▶ [Figure scripts]
-- Start --

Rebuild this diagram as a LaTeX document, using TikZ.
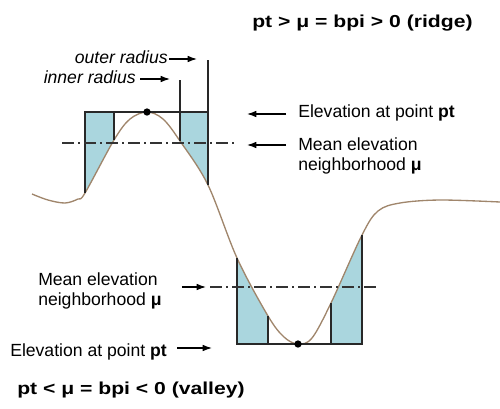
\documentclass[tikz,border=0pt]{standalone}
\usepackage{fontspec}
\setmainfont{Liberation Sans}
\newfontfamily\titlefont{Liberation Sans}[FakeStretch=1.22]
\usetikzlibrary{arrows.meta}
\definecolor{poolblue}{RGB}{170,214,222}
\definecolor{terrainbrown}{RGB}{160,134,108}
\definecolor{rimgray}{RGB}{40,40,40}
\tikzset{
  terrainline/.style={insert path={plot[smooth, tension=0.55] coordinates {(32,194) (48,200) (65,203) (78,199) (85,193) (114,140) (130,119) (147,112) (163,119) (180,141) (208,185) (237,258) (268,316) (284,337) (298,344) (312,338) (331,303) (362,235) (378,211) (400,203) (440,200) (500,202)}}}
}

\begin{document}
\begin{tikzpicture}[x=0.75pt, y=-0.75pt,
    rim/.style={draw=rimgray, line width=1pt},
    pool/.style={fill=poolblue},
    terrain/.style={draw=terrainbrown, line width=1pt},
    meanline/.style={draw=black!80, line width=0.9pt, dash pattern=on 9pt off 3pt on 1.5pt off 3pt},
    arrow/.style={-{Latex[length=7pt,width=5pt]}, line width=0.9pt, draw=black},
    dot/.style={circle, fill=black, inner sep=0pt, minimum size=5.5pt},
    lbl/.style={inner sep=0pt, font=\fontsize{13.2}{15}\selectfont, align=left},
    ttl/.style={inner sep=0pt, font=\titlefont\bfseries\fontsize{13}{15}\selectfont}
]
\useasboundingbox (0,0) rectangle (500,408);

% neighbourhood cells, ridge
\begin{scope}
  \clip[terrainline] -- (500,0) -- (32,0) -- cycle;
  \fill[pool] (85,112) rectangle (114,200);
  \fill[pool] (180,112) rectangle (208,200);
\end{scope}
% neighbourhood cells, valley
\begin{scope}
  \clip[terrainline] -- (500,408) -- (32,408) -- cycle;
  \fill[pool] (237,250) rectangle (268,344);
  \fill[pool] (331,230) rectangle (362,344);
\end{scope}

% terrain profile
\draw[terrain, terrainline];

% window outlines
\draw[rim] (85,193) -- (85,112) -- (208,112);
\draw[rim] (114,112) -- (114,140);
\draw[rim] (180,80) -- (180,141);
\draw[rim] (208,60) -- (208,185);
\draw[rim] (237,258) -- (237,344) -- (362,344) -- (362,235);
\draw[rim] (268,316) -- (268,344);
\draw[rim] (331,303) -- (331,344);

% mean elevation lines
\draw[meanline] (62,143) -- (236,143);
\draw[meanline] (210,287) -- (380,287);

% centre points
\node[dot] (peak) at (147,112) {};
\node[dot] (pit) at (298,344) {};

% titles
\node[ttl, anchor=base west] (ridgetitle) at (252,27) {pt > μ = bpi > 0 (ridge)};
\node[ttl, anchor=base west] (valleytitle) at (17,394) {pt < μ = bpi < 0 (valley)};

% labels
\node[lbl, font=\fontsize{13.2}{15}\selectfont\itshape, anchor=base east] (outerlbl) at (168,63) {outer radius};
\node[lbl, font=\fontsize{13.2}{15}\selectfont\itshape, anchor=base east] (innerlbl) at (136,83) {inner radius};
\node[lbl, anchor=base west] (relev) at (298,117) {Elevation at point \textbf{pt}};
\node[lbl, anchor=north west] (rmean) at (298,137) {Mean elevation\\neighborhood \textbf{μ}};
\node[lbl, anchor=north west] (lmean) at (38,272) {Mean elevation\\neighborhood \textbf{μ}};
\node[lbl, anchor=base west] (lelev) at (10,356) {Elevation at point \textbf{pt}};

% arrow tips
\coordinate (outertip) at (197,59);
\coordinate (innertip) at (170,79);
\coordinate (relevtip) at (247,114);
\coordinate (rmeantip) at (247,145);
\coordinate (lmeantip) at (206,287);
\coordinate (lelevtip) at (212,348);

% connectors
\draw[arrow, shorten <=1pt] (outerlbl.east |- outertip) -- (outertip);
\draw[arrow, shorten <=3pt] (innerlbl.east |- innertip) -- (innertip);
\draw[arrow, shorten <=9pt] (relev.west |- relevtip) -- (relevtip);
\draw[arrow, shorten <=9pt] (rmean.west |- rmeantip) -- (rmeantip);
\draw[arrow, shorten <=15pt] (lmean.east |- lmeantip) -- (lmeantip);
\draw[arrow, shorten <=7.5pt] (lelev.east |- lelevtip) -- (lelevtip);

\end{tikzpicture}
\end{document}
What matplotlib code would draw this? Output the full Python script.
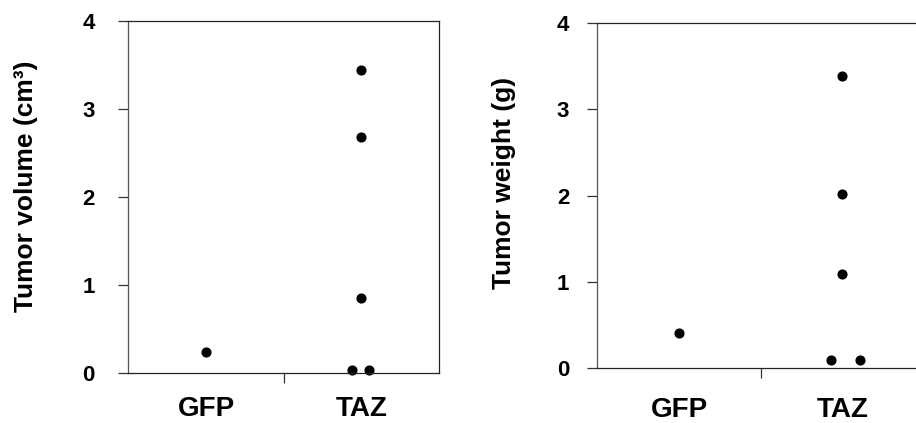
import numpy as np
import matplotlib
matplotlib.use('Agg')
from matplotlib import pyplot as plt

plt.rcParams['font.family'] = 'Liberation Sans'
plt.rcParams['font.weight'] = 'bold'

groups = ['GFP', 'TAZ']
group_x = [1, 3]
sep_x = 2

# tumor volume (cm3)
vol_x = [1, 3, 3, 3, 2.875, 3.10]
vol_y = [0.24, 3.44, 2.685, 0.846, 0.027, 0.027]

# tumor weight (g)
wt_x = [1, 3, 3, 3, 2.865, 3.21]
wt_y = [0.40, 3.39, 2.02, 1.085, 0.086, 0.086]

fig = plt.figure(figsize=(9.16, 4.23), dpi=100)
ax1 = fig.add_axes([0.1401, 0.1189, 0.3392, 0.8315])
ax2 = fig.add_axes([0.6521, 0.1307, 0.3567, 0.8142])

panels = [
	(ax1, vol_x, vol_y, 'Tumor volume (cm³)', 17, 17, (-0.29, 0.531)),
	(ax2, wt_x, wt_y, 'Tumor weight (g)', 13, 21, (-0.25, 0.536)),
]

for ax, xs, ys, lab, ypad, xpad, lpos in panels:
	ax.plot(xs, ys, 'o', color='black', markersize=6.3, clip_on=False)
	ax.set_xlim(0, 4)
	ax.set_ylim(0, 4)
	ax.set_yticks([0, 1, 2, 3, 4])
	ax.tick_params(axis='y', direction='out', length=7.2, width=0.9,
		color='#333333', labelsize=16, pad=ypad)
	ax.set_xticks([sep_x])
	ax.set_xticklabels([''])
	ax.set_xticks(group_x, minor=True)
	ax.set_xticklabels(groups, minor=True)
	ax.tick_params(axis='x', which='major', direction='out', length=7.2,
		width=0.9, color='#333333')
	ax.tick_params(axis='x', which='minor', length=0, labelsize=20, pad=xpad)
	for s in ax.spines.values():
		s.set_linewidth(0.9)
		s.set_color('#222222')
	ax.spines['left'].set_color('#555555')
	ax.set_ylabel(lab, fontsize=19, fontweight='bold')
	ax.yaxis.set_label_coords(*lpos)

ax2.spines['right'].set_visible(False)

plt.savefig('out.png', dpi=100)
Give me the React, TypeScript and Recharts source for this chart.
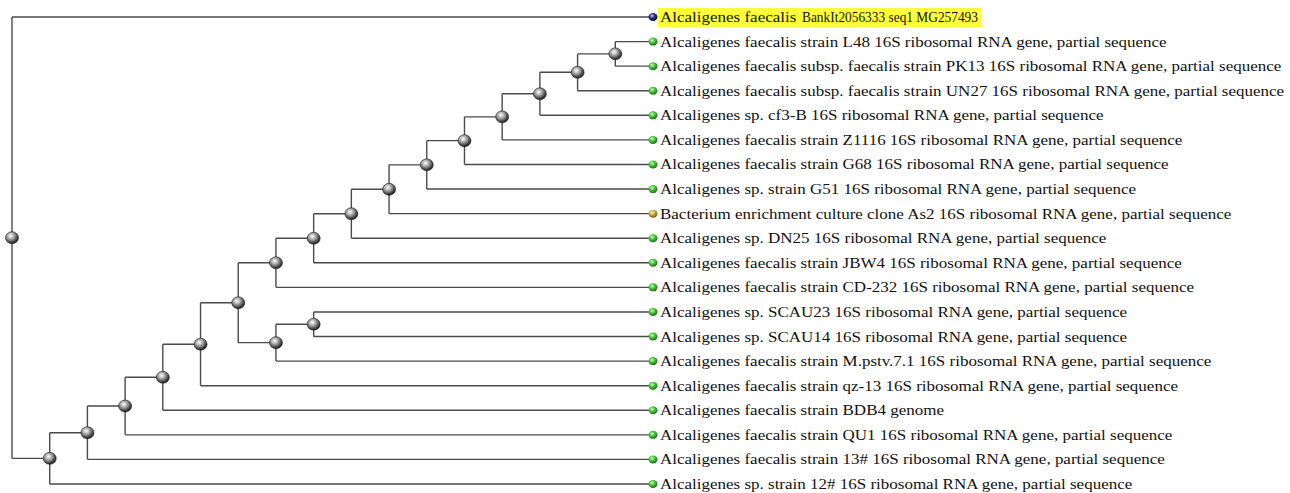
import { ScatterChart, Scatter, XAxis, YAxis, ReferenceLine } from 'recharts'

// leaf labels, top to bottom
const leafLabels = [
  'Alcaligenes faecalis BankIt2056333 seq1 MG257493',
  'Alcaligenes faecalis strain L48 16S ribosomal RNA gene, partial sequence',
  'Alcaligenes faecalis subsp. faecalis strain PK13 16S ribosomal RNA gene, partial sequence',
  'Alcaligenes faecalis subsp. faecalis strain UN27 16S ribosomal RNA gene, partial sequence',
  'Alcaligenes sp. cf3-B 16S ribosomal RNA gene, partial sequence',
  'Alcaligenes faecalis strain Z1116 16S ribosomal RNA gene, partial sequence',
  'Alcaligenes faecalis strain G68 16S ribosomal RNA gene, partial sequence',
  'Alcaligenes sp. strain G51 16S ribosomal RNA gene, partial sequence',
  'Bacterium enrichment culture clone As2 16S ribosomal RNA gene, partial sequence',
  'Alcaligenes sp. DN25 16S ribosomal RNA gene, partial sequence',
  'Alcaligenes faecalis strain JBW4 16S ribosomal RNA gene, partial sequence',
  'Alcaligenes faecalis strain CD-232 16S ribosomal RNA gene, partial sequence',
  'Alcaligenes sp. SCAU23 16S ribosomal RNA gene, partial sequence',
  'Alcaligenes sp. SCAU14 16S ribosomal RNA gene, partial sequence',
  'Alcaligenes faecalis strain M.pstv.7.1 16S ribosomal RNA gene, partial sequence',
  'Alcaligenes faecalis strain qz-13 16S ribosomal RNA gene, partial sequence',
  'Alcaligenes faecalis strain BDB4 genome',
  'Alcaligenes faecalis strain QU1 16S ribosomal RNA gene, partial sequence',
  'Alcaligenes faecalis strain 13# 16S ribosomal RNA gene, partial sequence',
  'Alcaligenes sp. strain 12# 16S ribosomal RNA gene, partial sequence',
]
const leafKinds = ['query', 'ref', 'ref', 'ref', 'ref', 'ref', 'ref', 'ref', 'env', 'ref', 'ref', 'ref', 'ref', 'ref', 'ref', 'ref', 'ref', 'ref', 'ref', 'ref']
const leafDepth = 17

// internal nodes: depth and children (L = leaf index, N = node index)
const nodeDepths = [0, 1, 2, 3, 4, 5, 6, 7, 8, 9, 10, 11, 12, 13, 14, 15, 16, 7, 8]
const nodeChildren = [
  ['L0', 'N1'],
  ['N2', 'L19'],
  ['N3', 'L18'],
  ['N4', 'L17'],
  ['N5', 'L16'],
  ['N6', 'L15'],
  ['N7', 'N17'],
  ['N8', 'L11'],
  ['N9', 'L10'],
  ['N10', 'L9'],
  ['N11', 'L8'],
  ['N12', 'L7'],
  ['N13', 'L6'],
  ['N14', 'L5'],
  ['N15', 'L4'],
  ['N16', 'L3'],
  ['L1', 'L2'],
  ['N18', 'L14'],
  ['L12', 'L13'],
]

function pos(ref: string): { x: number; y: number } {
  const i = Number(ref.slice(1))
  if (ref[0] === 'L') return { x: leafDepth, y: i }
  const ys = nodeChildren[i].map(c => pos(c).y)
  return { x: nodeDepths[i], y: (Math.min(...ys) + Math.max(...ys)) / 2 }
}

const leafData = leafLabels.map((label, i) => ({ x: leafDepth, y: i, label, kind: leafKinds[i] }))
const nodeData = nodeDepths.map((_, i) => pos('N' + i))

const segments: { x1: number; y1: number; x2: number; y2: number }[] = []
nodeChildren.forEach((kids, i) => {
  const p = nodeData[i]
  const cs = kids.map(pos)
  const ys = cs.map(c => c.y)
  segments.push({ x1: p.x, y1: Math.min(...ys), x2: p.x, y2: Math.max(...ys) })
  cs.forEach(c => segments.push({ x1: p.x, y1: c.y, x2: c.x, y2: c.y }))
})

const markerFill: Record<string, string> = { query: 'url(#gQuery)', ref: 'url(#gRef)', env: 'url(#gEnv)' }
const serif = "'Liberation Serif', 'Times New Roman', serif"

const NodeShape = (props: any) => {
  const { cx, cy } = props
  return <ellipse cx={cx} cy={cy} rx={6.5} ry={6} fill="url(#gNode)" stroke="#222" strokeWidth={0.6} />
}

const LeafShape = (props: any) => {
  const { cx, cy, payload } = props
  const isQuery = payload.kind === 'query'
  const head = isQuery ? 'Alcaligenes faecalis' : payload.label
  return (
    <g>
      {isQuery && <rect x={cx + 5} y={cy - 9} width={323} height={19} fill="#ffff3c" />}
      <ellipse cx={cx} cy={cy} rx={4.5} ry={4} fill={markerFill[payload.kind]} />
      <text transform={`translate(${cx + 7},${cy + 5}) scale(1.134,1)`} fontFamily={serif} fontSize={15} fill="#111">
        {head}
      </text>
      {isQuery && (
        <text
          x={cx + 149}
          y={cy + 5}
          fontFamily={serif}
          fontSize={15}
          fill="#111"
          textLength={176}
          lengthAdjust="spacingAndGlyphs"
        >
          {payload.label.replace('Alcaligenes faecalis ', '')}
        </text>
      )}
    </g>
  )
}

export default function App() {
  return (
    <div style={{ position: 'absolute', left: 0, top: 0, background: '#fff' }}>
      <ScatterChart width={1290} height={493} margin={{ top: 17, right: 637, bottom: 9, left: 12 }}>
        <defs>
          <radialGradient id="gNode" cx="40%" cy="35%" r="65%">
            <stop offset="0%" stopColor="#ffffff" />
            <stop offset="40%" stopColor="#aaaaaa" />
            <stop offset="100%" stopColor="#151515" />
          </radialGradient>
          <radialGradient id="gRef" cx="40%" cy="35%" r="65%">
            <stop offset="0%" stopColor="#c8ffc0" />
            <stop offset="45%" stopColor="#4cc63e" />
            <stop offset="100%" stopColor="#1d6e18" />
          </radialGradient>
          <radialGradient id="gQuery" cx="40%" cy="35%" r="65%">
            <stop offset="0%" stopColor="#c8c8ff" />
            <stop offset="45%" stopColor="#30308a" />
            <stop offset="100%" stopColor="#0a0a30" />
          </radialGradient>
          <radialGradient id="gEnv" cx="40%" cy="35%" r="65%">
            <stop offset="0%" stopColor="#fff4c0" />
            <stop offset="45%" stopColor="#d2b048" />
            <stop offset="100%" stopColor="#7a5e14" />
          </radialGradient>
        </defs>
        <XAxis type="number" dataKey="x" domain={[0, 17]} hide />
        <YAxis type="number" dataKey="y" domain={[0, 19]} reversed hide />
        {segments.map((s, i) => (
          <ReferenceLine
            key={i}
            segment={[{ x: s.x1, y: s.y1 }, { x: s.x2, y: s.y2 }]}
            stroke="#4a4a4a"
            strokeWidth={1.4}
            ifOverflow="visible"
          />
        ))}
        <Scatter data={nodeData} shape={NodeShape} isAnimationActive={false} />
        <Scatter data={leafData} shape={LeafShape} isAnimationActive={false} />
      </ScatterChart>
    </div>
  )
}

-- End --

▶ [Exercise]
Return solely the number of lines in the data that include the word "matplotlib".

▶ [Output of the task]
4